Mr. Landon wrote the first true account most of us saw or heard of the mishap at Karree Siding, where four of our officers were shot, on March 23, while riding over the country on a search for forage. Lieut.
Lygon, who was one of the killed, was an intimate and beloved friend of Mr. Landon, who mourned him deeply and most lovingly looked after his burial and the proper marking of his grave. Death had come too close to all of us far too often, but never quite so close to any one of us as in this instance.

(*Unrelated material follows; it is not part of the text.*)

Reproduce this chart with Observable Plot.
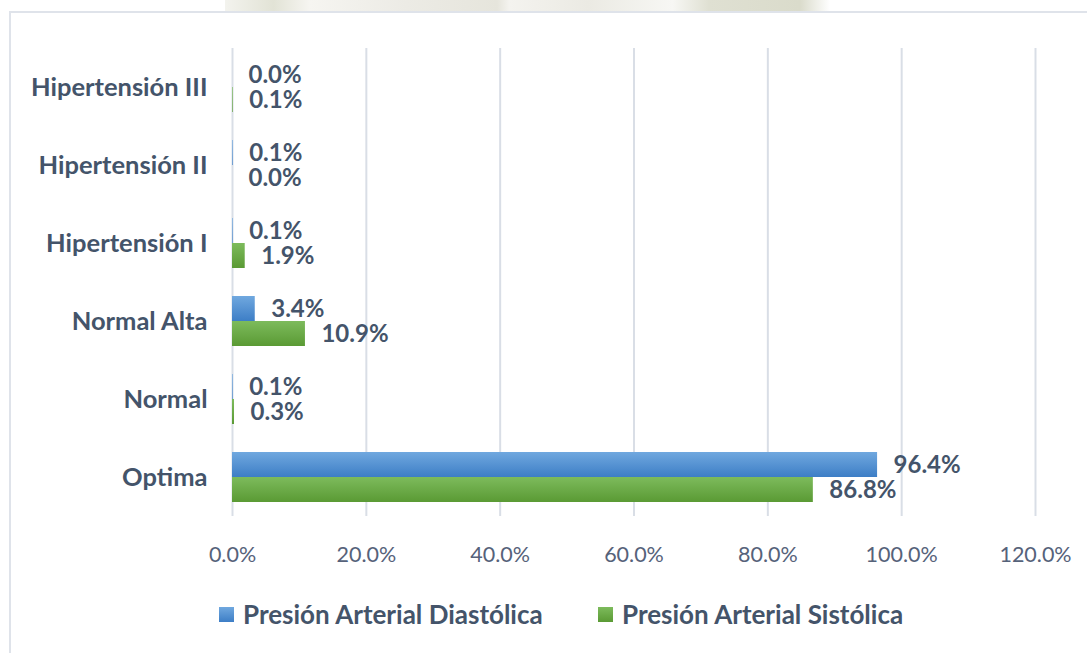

Mr. Gwynne's thoughtful essays on the revolutionised science of war produced a first reply in this number, from an officer competent to discuss the subject. General Sir Henry Colvile wrote with much good humour twitting us for the blundering of our compositors, who had made a botch of the double acrostic he had so kindly sent us some days before. The fact that we were as much to blame as the compositors he managed, with extremely clever wording, to make us feel, though he did not say so. Those compositors!--were ever men so badly served as we were by them? They doubled our work, and though we corrected every error they made they often spoiled our efforts at the last by failing to carry out our corrections. They were so ingenious as to spell struggle "strxxlg," and then to insist that it should appear so in THE FRIEND. They invented the new rank of "branch colonel" to take the place of brigadier-general or lance-corporal, I cannot remember which.
I used to think they made this trouble on purpose, for I knew that some were Dutch and all had been with the Boers before we came. And when secret pro-Boer circulars and incentives to disorder were found to have been printed in the town, I had a sneaking suspicion that I could guess who were the printers.
We cut the Gordian knot of one of our troubles in this number by reducing the price of THE FRIEND to one penny to men of all ranks alike.
THE FRIEND.
(_Edited by the War Correspondents with Lord Roberts' Force._)
BLOEMFONTEIN, TUESDAY, MARCH 27, 1900.
BY THE EDITORS.
_To Correspondents._--Please do not write on both sides of your letter sheets when you contribute to THE FRIEND.
It's all right to take a kopje on both sides, but you should not send it in on both sides.
Some of the Editors are sufficiently profane already.
CONCERNING ACROSTICS.
BY MAJOR-GENERAL SIR H. E. COLVILE.
SIR,--"We don't hexpect hart and we don't hexpect hacting, but yer might jine yer flats."
It is perhaps too much to expect that the gentleman who sets up the type of THE FRIEND should know the usual structure of a double-acrostic, or that he should trouble himself with such details as my punctuation and spelling; but he might have let my lines continue to scan and retain some germ of meaning; and, even if he did not realise that the _proem_ was intended for verse, he might have let it stand as English prose. His statement that "according to the writer" the answer gives "the most appropriate cognomen," &c., is interesting, as anything must be that falls from his stick. It further reveals a wealth of imagination of which his previous efforts gave us no hint.